What problem it solves

Conventional IP networking has two awkward traits for a peer-to-peer blockchain:

• Addresses are mutable. A node behind NAT or a dynamic IP changes address constantly.
• Authentication is layered separately. TLS, certificates, CAs sit on top, and each protocol re-implements them differently.

ADNL collapses identity, addressing, and authentication into one primitive: a 256-bit identifier derived from a public key.

How addressing works

A node generates a long-lived key pair. Its ADNL address is SHA-256(type_id || public_key), where type_id says which key family is in use. That hash is the only thing other nodes need to send messages to it. To find the actual IP/port behind an ADNL address, a node queries the TON DHT — a Kademlia-style distributed hash table that maps ADNL addresses to network endpoints.

Two consequences:

• Addresses are stable across IP changes. Move a TON Site to a new server, keep the same key, the address stays put.
• Authentication is automatic. A peer’s identity is its address; you can’t impersonate without the private key.

Transport

ADNL works over UDP primarily, with a TCP fallback for environments that block UDP. It is connectionless and unreliable — like raw UDP — but each datagram can be optionally signed and encrypted with the recipient’s public key.

Reliability and ordered delivery come from layers above (RLDP), not from ADNL itself.

Where it shows up

• TON Sites are reached by ADNL address; the .ton domain stores it.
• Validator-to-validator traffic during consensus rounds runs over ADNL overlays.
• Light clients subscribe to shard updates via ADNL overlay channels.
• TON Storage peers exchange chunks over ADNL.

Comparison with libp2p

Conceptually ADNL is in the same family as libp2p (used by IPFS, Polkadot): public-key identity, DHT-based peer discovery, optional encryption. It is simpler and more opinionated, with the trade-off that the TON ecosystem is its only consumer — there is no “ADNL on Ethereum”.

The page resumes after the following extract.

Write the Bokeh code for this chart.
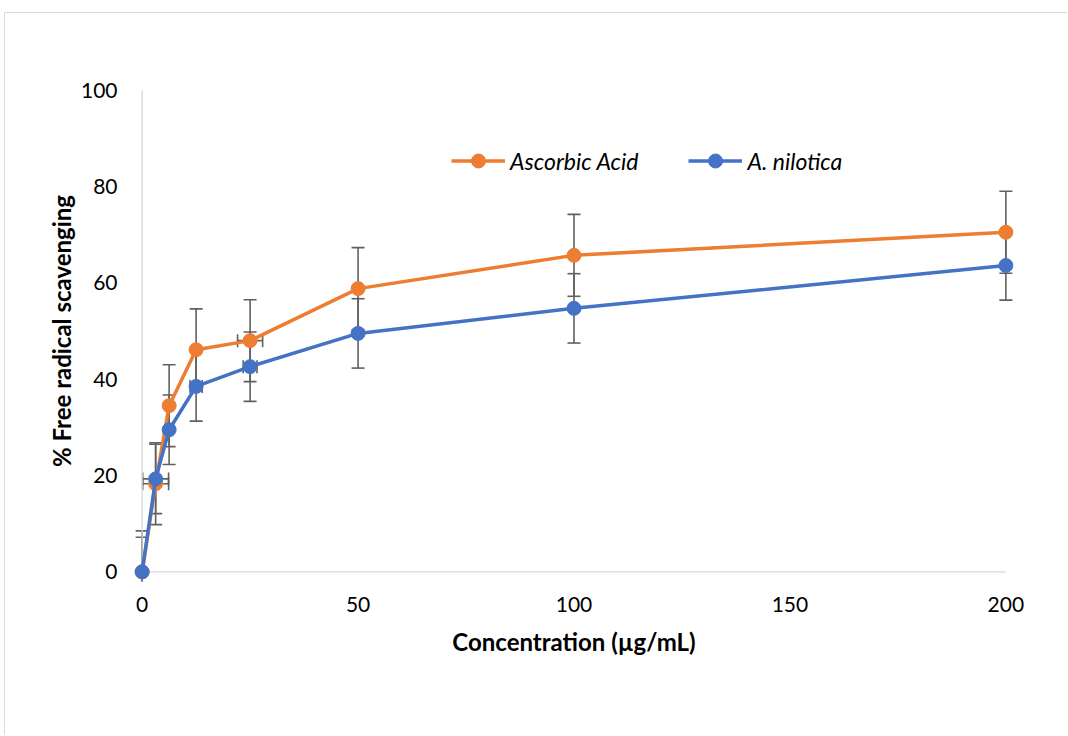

What developers need to know

For application developers building Mini Apps or dApps, ADNL is invisible — TON Connect, jetton transfers, get-method calls all hide it. ADNL surfaces when you:

• Run a TON Site (you generate an ADNL key for the endpoint).
• Operate a validator or a public lite-server (your node has an ADNL identity).
• Build infrastructure tools (indexers, archivers) that connect to lite-servers directly.

Caveats

• Privacy is partial. ADNL hides IPs from peers that only know the address, but DHT entries do leak endpoint information to network observers. Use anonymity tools if your threat model requires it.
• Spec stability. The protocol is well-documented but evolves; long-running infrastructure projects pin to a specific node version.